The unaudited pro forma condensed consolidated statement of operations are presented for illustrative purposes only, and does not purport to be indicative of the results of operations that would actually have occurred if the transaction described had occurred as presented in such statements or that may be obtained in the future. In addition, future results may vary significantly from those reflected in such statements due to factors described in “Risk Factors” included in the Company’s Annual Report on Form 10-K for the year ended December 31, 2016 (the “2016 Form 10-K”), and elsewhere in the Company’s reports and filings with the SEC.

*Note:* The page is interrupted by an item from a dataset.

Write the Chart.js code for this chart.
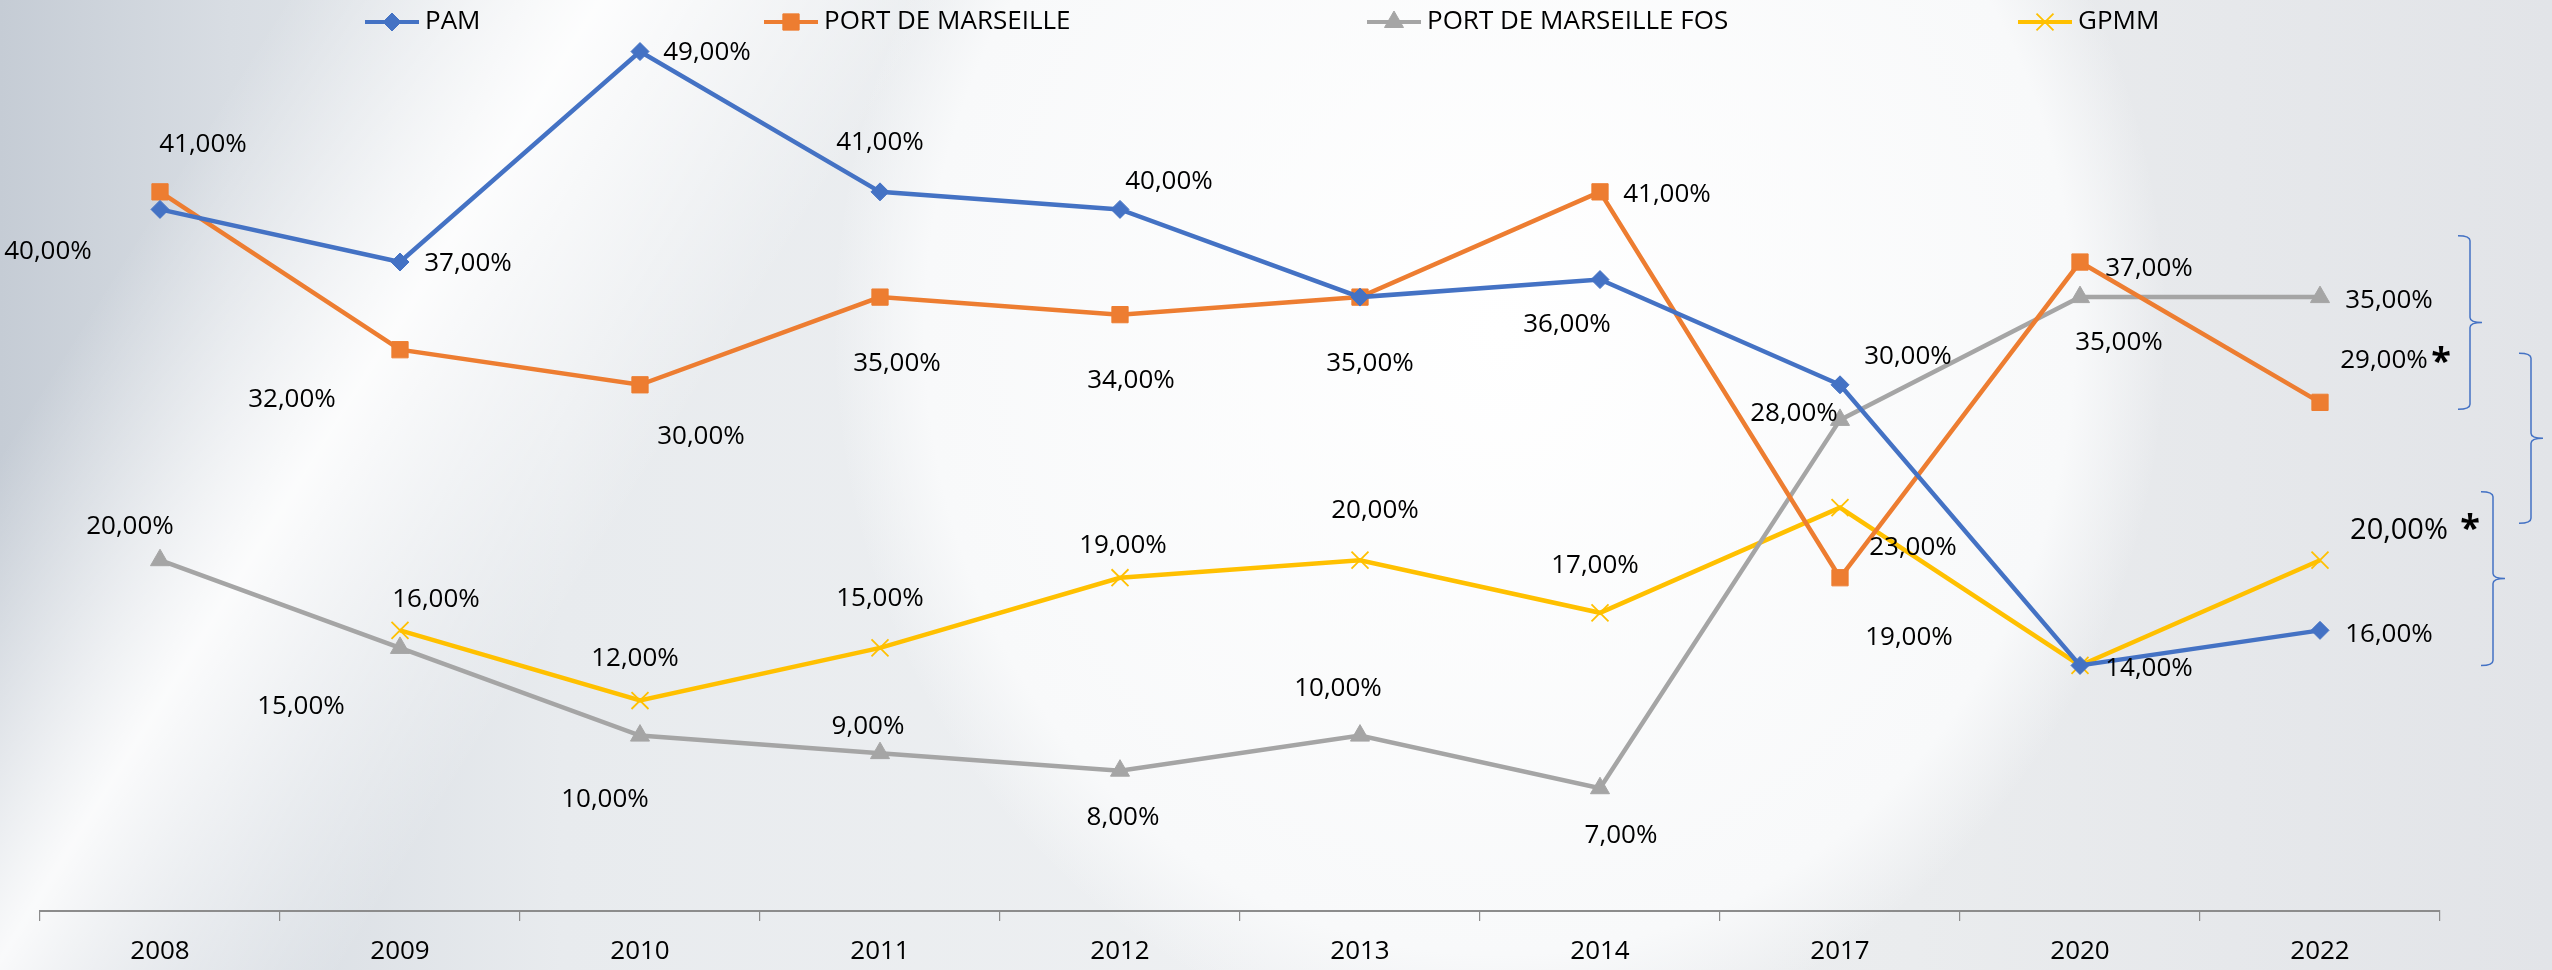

The unaudited pro forma condensed consolidated statement of operations should be read in conjunction with the Company’s historical consolidated financial statements and the notes thereto included in its 2016 Form 10-K. The pro forma statements should also be read in conjunction with the historical statements of Arris and the notes thereto filed as Exhibit 99.2 to the Current Report on Form 8-K/A that was filed on December 19, 2016 and Exhibit 99.1 to the Current Report on Form 8-K that was filed on September 8, 2016.
Note 2 - Acquisition Date
The acquisition closed on December 6, 2016 for aggregate consideration of approximately $1.64 billion, after preliminary post-closing adjustments, comprised of approximately $946.0 million in cash and 9.4 million share of the Company’s common stock valued at approximately $690.7 million at the time the acquisition closed, and has an effective date of July 1, 2016.
Note 3 - Pro Forma Adjustments
The pro forma condensed consolidated statement of operations has been adjusted to reflect the impact of estimated additional borrowings, estimated direct acquisition costs, and the related estimated income tax impact, including to:
(a) Remove direct acquisition-related costs of $12.2 million which were included in general and administrative expense for the year ended December 31, 2016;
(b) Record incremental depreciation, depletion and amortization expense of $29.0 million and accretion of asset retirement obligations of $0.1 million related to purchase price allocations for the year ended December 31, 2016;
PDC ENERGY, INC.
Notes To Pro Forma Condensed Consolidated Financial Statements
Year Ended December 31, 2016
(unaudited)
(c) Remove fees of $9.0 million for securing short-term financing which were included in interest expense for the year ended December 31, 2016;
(d) Reflect interest payable and amortization of debt issuance costs associated with issuance of senior notes, convertible senior notes and the existing revolving credit facility, as well as accretion of debt discount on convertible senior notes, incurred to fund the acquisition of properties in the Delaware Basin. The Company incurred a total of $18.9 million of debt issuance costs associated with issuance of senior notes and convertible senior notes and an increase in the commitment under its existing credit facility. The Company assumed incremental interest expense of $2.4 million associated with amortization of debt issuance costs for the year ended December 31, 2016. The Company recorded a debt discount of $38.3 million associated with the issuance of convertible senior notes and assumed incremental interest expense of $7.7 million associated with accretion of the debt discount for the year ended December 31, 2016. Incremental interest expense of $19.0 million was computed using an interest rate of 6.125% for $400 million of senior notes and an interest rate of 1.125% for $200 million of convertible senior notes for the year ended December 31, 2016; and
(e) Record the tax benefit on additional loss for the periods.
(f) The pro forma condensed consolidated statement of operations also include an adjustment to the weighted-average common shares outstanding to reflect shares issued to fund the purchase price.